"One of the big plusses with our system is that it's a non-labeling approach for studying living cells," says Berger.
IRAM differs from most standard procedures where markers are inserted in, or attached to cells. If a marker sticks to one cell, and not the other, you can tell which cell is which on the basis of specific binding properties.
While markers are often adequate for studying cells at a single point in time, monitoring a cell over time as it changes is more problematic, since the marker can affect dynamic cell activities, like membrane transport. And internal markers actually involve punching holes in the membrane, damaging or killing the cell in the process.

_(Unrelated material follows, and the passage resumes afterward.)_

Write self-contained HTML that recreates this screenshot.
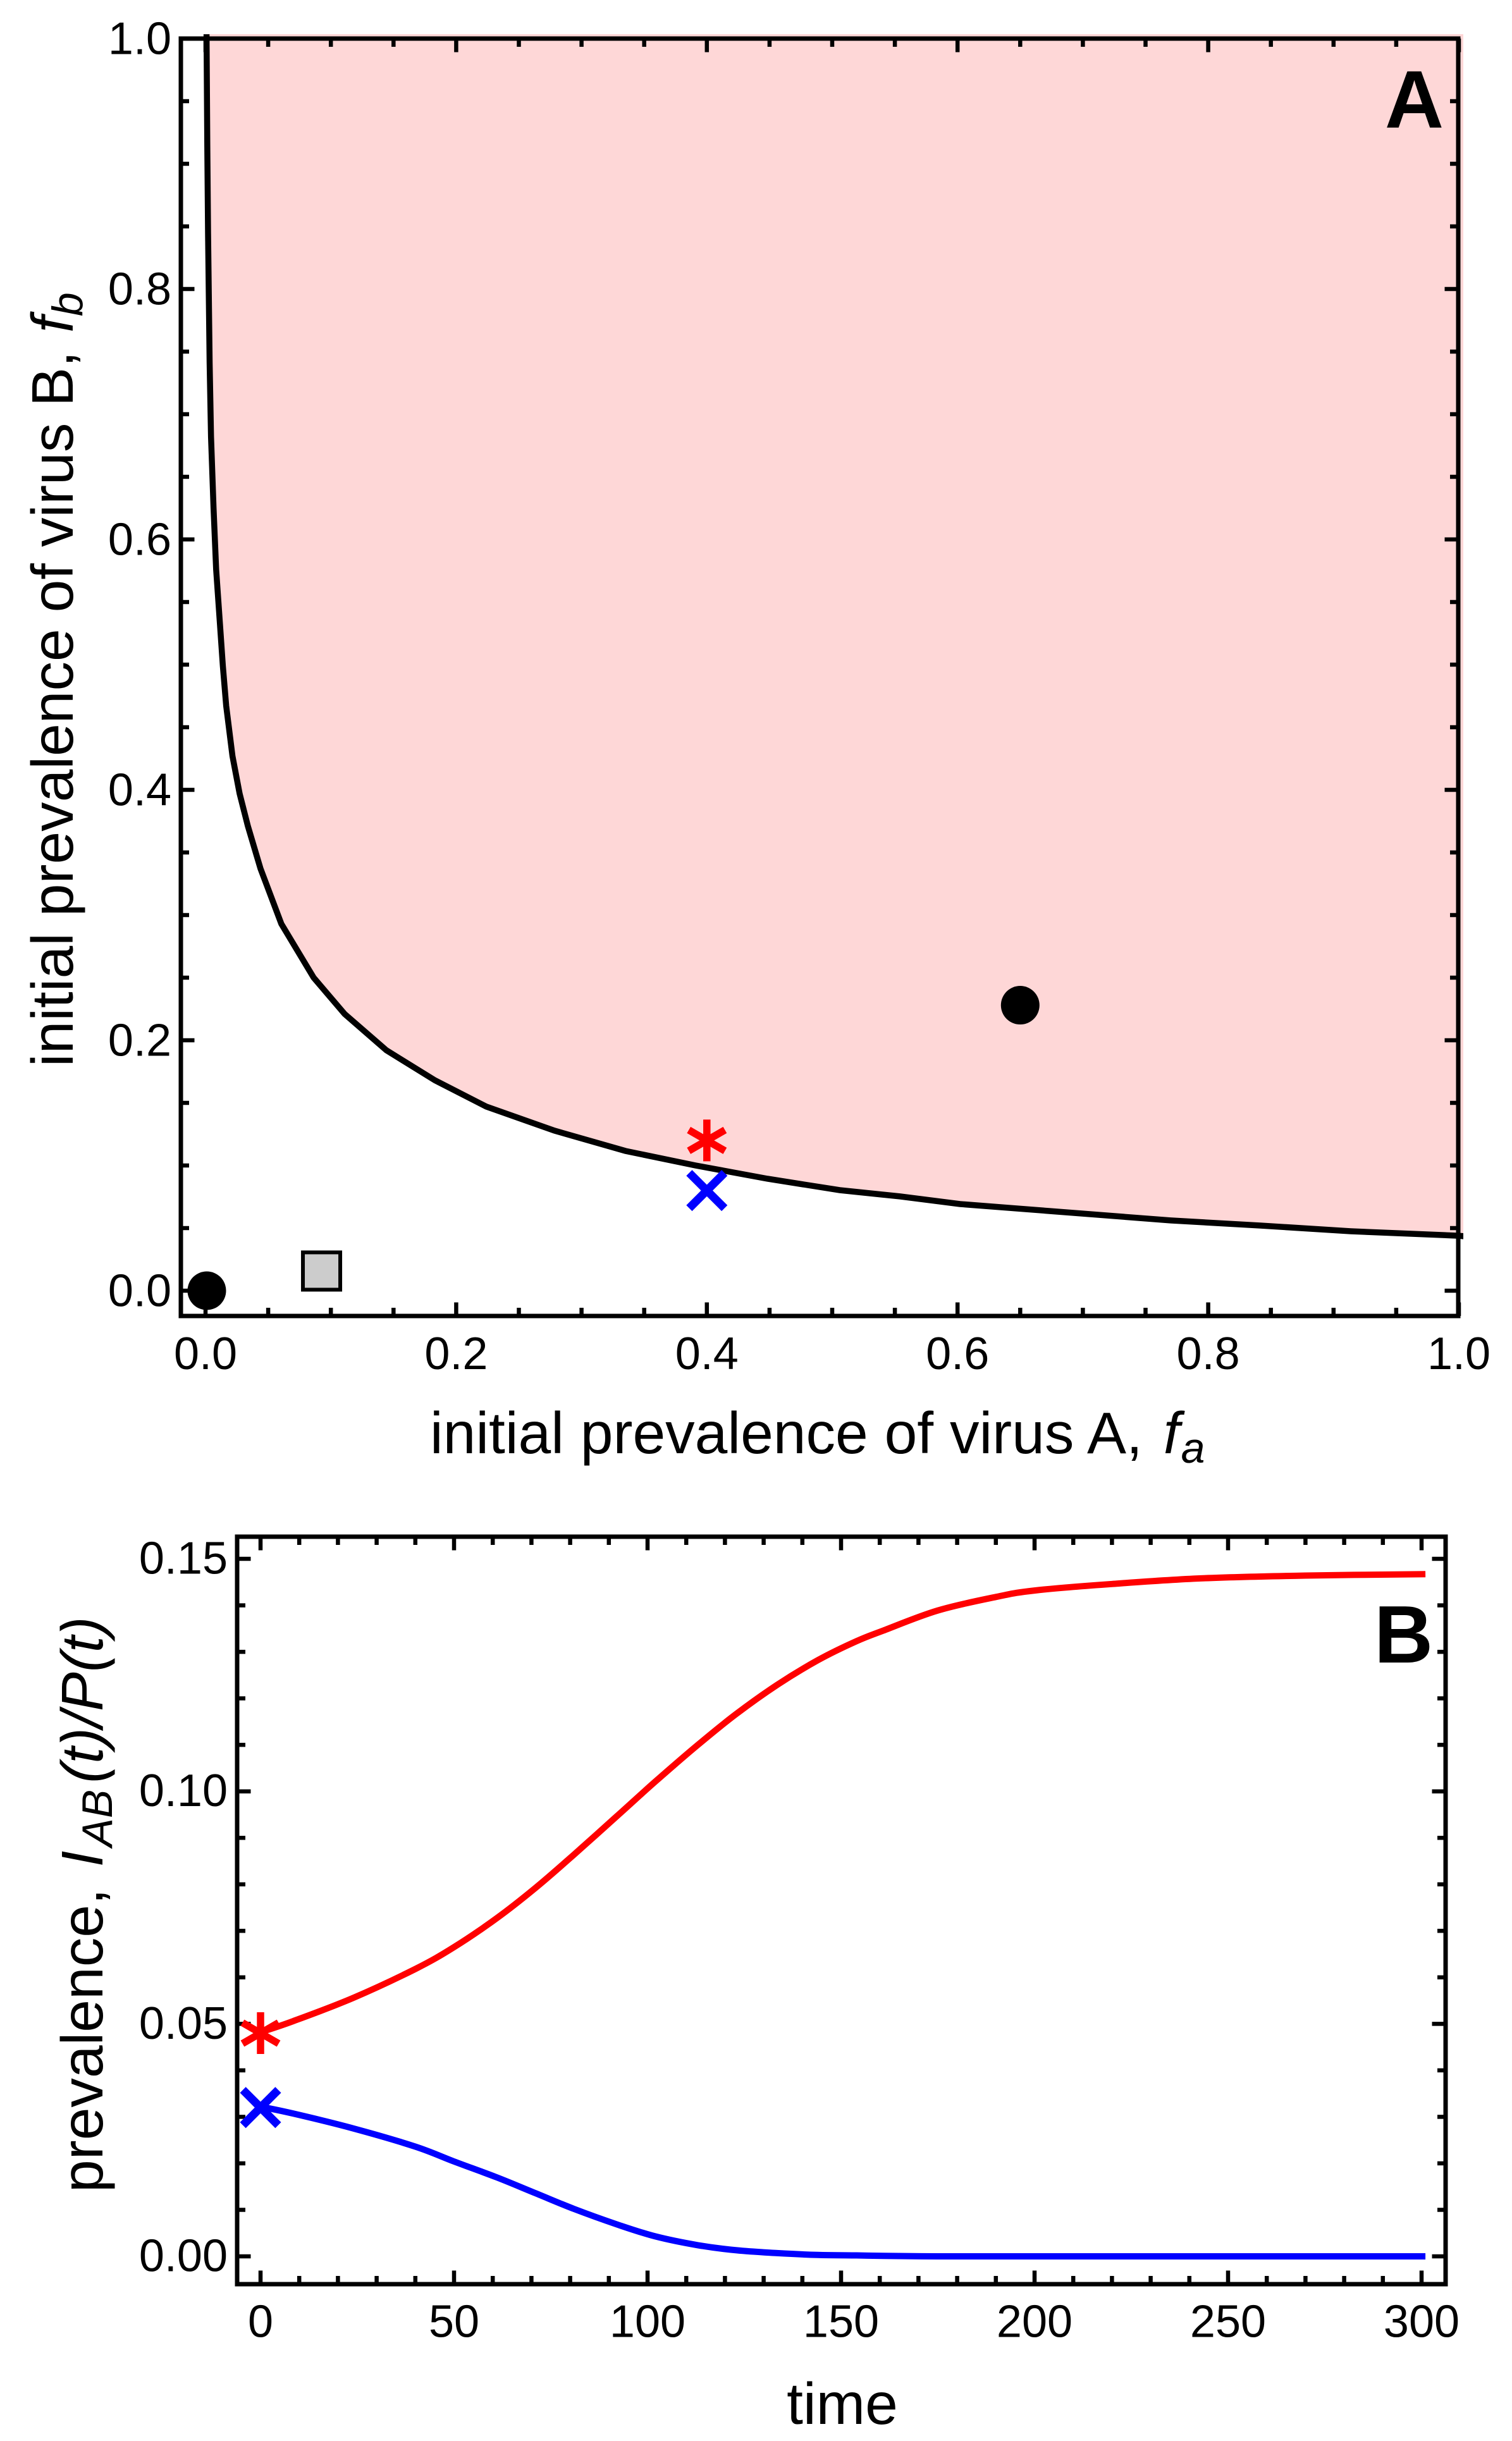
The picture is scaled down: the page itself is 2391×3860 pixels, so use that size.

"Our method uses only light to effectively reach inside the cell," says Smith. "We can classify internal differences in the cell without opening it up, attaching anything to it, or preparing it in any special way. It's really just flipping a switch."
Despite being relatively intense, the light used with IRAM does not harm or inhibit normal cell functionality. This is because the wavelength of the light can be precisely calibrated to minimize absorption by the cells. The near-infrared spectrum has proven particularly optimal for allowing almost all of the light to pass through the cells.
With the availability of a technique where making a measurement does not alter cellular activity, scientists will be able to better observe individual cell responses to stimuli, which Berger and Smith suspect may have far reaching implications for current understandings of cell activation and development.
"In the cell sensing community it's currently a pretty hot area to figure out how to analyze activation responses on a cell-by-cell basis," says Berger. "If individual information was available on top of existing ensemble data, you'd have a richer understanding of immune responses."